In the Indian state of Bihar, where our silk products are made, only one in ten thousand homes has electricity. There is a lack of livelihood options outside of agriculture, which means that many people have to migrate to cities to find work. For some, this opens up better opportunities. But for many, it means working from hand to mouth, often as day labourers, such as rickshaw pullers. Bihar used to be a thriving centre of textile production, and was particularly well known for its silk. Weavers in the area built up exceptional skills over time, but with the advent of machine production, textile production shifted to factories and hand weavers found themselves out of work.
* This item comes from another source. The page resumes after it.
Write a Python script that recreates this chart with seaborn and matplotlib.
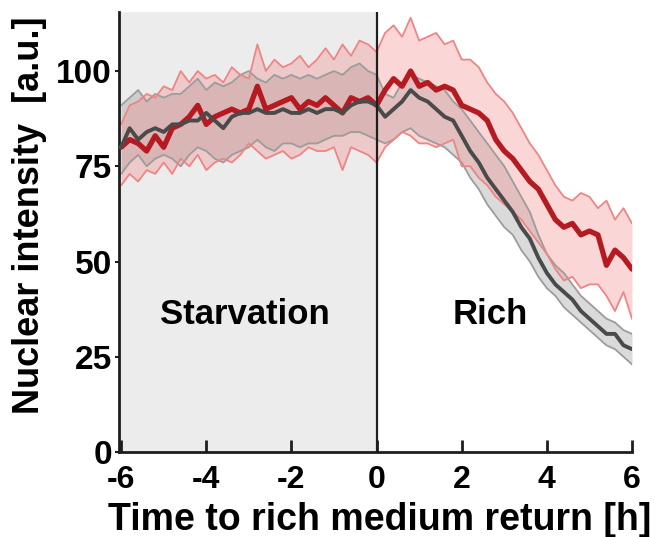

A revaluing of their skills could bring much-needed work back to this area. 

In Bangladesh, a similar situation exists in the rural north of the country, where unemployment is causing mass migration to Dhaka, the capital city. Living conditions in Dhaka are poor and working environments can be dangerous due to the fact that many buildings have been built hastily and with little adherence to safety standards. The Rana Plaza factory collapse in 2013 that killed over a thousand garment workers, many of whom were rural migrants, is an illustration of this. The NGO we are working with in Bangladesh is trying to address this problem by creating jobs in the rural north. It is doing so through harnessing the local kantha stiching tradition and combining it with natural indigo production and intricate hand-dyeing techniques. The result is a stunning collection of textiles, with a quality that far surpasses the machine-made goods that dominate the market. 

As consumers rediscover the value of craftsmanship, artisanal skills are beginning to receive the appreciation they deserve. Such a revaluation offers a win-win situation - creating vital livelihood opportunities where they are most needed, and revitalising our material world in the process.